Taking photographs, video or audio recordings at the icebreaker dock area in Katajanokka Helsinki requires a permit. Apply for the permit in writing from the Communications Manager at least one week in advance.
Taking photographs of the icebreakers outside the dock area is permitted provided that it is done safely and without compromising anyone’s privacy. Please note that, for reasons of safety, access to the immediate vicinity of the icebreakers inside the dock area is forbidden.
We are currently compiling an image bank of photographs featuring our icebreakers. These images are intended for use by the media and their unauthorized publication, editing and distribution for commercial purposes is forbidden.
Unless otherwise stated, Arctia owns the copyrights to the images. Users of the images must indicate Arctia Ltd as the source.
(General information and guidelines. Please always consult Arctia’s Communications Manager for up-to-date information)
Every winter, a large part of the Baltic Sea is covered by ice. All seaports in Finland may freeze over in wintertime. Seaborne foreign trade, that counts about 80–90% of all Finnish foreign trade, would simply stop without the help of icebreakers. Therefore, icebreaking is a prerequisite to enable year-round shipping and exports by sea in Finland. Icebreakers assist other vessels to and from ports, free them from ice and provide towing.
In case of severe ice conditions, Finland and other countries along the coasts of the northern Baltic Sea must have enough icebreakers even if all of them are not needed every year. Ice conditions in the Baltic Sea vary considerably from one year to another. Usually the icebreaking season lasts from late December until early May. Ice conditions are usually hardest in February.
A Finnish icebreaker is served by a crew of about 20 people at any given time. The length of the working period is 20 days, followed by ten days off. Therefore, some of the crew change over in port every 10 days, at which time the vessel is also refueled and restocked with provisions.
Getting on and off board an icebreaker
Finnish icebreakers in the Baltic Sea operate 24/7 without unscheduled port calls during the winter. They are chartered by the Finnish Transport Infrastructure Agency and provide a public function, that cannot and will not be interrupted by much else than emergencies. Thus, getting on board an operational icebreaker is not that easy to arrange for Arctia Ltd. as shipowner and operator.
Scheduled port calls to change the crew, get provisions and refuel happen every ten days. Because of operational reasons, the crew change port is usually decided only a couple days before the change, and there will be no certainty over the port before that.
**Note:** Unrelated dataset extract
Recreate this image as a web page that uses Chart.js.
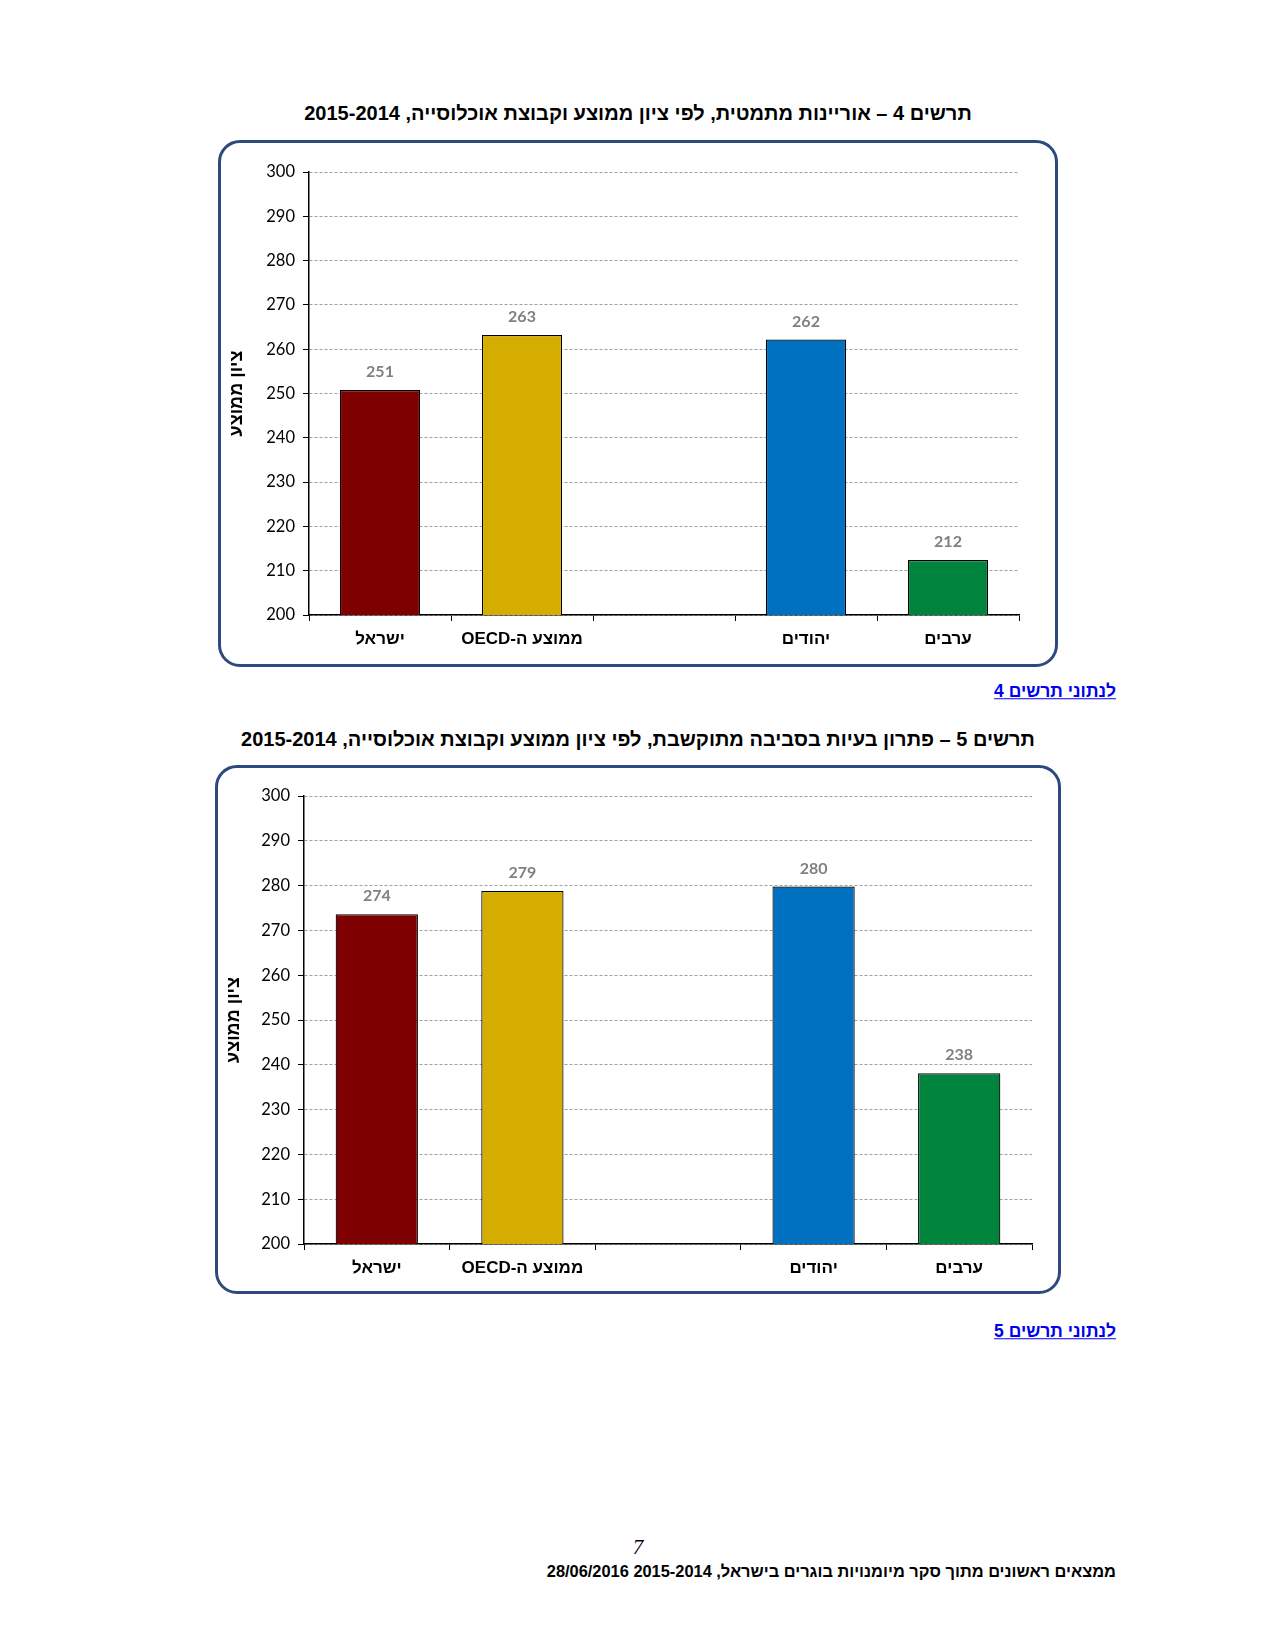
<!DOCTYPE html>
<html lang="he">
<head>
<meta charset="utf-8">
<title>תרשים 4 ו-5</title>
<script src="https://cdn.jsdelivr.net/npm/chart.js@4/dist/chart.umd.min.js"></script>
<style>
    html, body { margin: 0; padding: 0; background: #fff; }
    body { width: 1275px; height: 1650px; position: relative; overflow: hidden; }
    .abs { position: absolute; line-height: 1; white-space: nowrap; }
    .chart-title {
        font-family: 'Liberation Sans', Arial, sans-serif;
        font-weight: bold; font-size: 20px; color: #000;
        transform: translate(-50%, -50%);
    }
    .data-link {
        font-family: 'Liberation Sans', Arial, sans-serif;
        font-weight: bold; font-size: 17.5px; color: #0000ee;
        text-decoration: underline; transform: translate(-100%, -50%);
    }
    .chart-box {
        position: absolute; box-sizing: border-box;
        border: 3px solid #2c4a7c; border-radius: 22px; background: #fff;
    }
    .chart-box .holder { position: absolute; left: 0; top: 0; right: 0; bottom: 0; }
    .page-num {
        font-family: 'Liberation Serif', 'Times New Roman', serif;
        font-style: italic; font-size: 21px; transform: translate(-50%, -50%);
    }
    .footer {
        font-family: 'Liberation Sans', Arial, sans-serif;
        font-weight: bold; font-size: 16.4px; transform: translate(-100%, -50%);
    }
</style>
</head>
<body>

<div class="abs chart-title" dir="rtl" style="left:638px; top:113px;">תרשים 4 – אוריינות מתמטית, לפי ציון ממוצע וקבוצת אוכלוסייה, 2015-2014</div>
<div class="chart-box" style="left:218px; top:140px; width:840px; height:527px;">
    <div class="holder"><canvas id="chart4" dir="rtl"></canvas></div>
</div>
<div class="abs data-link" dir="rtl" style="left:1116px; top:692px;">לנתוני תרשים 4</div>

<div class="abs chart-title" dir="rtl" style="left:638px; top:739px;">תרשים 5 – פתרון בעיות בסביבה מתוקשבת, לפי ציון ממוצע וקבוצת אוכלוסייה, 2015-2014</div>
<div class="chart-box" style="left:215px; top:765px; width:846px; height:529px;">
    <div class="holder"><canvas id="chart5" dir="rtl"></canvas></div>
</div>
<div class="abs data-link" dir="rtl" style="left:1116px; top:1332px;">לנתוני תרשים 5</div>

<div class="abs page-num" style="left:638px; top:1547px;">7</div>
<div class="abs footer" dir="rtl" style="left:1116px; top:1571px;">ממצאים ראשונים מתוך סקר מיומנויות בוגרים בישראל, 2015-2014 28/06/2016</div>

<script>
// קטגוריות (העמודה הריקה היא רווח בין הקבוצות)
const categories = ['ישראל', 'ממוצע ה-OECD', '', 'יהודים', 'ערבים'];
const barColors = ['#7f0000', '#d5ad00', null, '#0070c0', '#00843d'];

// ציון ממוצע
const numeracyScores = [250.8, 263.2, null, 262.2, 212.4];
const problemSolvingScores = [273.6, 278.8, null, 279.8, 238.1];

const yMin = 200;
const yMax = 300;
const yStep = 10;
const yTitle = 'ציון ממוצע';

const labelFont = "Lato, 'Liberation Sans', sans-serif";
const hebrewFont = "'Liberation Sans', Arial, sans-serif";

// תוויות ערך מעל העמודות
const valueLabels = {
    id: 'valueLabels',
    afterDatasetsDraw(chart) {
        const ctx = chart.ctx;
        const meta = chart.getDatasetMeta(0);
        const data = chart.data.datasets[0].data;
        ctx.save();
        ctx.font = 'bold 16px ' + labelFont;
        ctx.fillStyle = '#808080';
        ctx.textAlign = 'center';
        ctx.textBaseline = 'middle';
        meta.data.forEach((bar, i) => {
            if (data[i] == null) return;
            const p = bar.getProps(['x', 'y'], true);
            ctx.fillText(String(Math.round(data[i])), p.x, p.y - 18);
        });
        ctx.restore();
    }
};

function makeChart(canvasId, values, geo) {
    const ctx = document.getElementById(canvasId).getContext('2d');
    return new Chart(ctx, {
        type: 'bar',
        data: {
            labels: categories,
            datasets: [{
                data: values,
                backgroundColor: barColors,
                borderColor: '#000',
                borderWidth: 1.2,
                borderSkipped: 'bottom',
                categoryPercentage: 1,
                barPercentage: 0.565
            }]
        },
        options: {
            responsive: true,
            maintainAspectRatio: false,
            animation: false,
            layout: { padding: { left: 0, right: geo.right, top: geo.top, bottom: 0 } },
            plugins: { legend: { display: false }, tooltip: { enabled: false } },
            scales: {
                x: {
                    afterFit: (s) => { s.height = geo.xHeight; },
                    grid: {
                        offset: true,
                        drawOnChartArea: false,
                        drawTicks: true,
                        tickLength: 6,
                        color: '#000'
                    },
                    border: { color: '#000', width: 1.5 },
                    ticks: {
                        color: '#000',
                        padding: 8,
                        font: { family: hebrewFont, size: 17, weight: 'bold' }
                    }
                },
                y: {
                    min: yMin,
                    max: yMax,
                    afterFit: (s) => { s.width = geo.yWidth; },
                    grid: {
                        color: '#a0a0a0',
                        lineWidth: 1,
                        tickLength: 6,
                        tickColor: '#000',
                        tickBorderDash: [],
                        tickWidth: 1
                    },
                    border: { color: '#000', width: 1.5, dash: [3, 2] },
                    ticks: {
                        stepSize: yStep,
                        color: '#000',
                        padding: 8,
                        font: { family: labelFont, size: 16.5 }
                    },
                    title: {
                        display: true,
                        text: yTitle,
                        color: '#000',
                        padding: { top: 5, bottom: 0 },
                        font: { family: hebrewFont, size: 18, weight: 'bold' }
                    }
                }
            }
        },
        plugins: [valueLabels]
    });
}

makeChart('chart4', numeracyScores, { yWidth: 88, right: 36, top: 29, xHeight: 49 });
makeChart('chart5', problemSolvingScores, { yWidth: 86, right: 26, top: 28, xHeight: 47 });
</script>
</body>
</html>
Technically you and your team can get on board on a scheduled crew change date. Arranging your embarkation with the icebreaker’s Master and the crew change port’s authorities falls under the duties of Arctia’s Communications Manager and includes discussions with the port’s harbormaster as well as the Finnish Transport Infrastructure Agency.
Getting off the icebreaker before the next port call in ten days’ time is trickier, as the icebreaker is on operational duty with strict rules to assist other vessels at sea. Therefore, your team will have to be prepared to spend the whole 10-day period at sea. The disembarkation port is usually decided only a couple days before the change, and there will be no certainty over the port before that.
If you wish to disembark before the next crew change date, you should discuss the limited options with Arctia’s Communications Manager. There may not be any way to settle or even discuss this option before your team is on board.
Please note, that all Finnish icebreakers operate according to weather and ice conditions as well as the operational situation. The needs of winter navigation go above all else, and the Master has final say on all decisions on board.
Where to find more information on icebreaking and the winter navigation system in Finland?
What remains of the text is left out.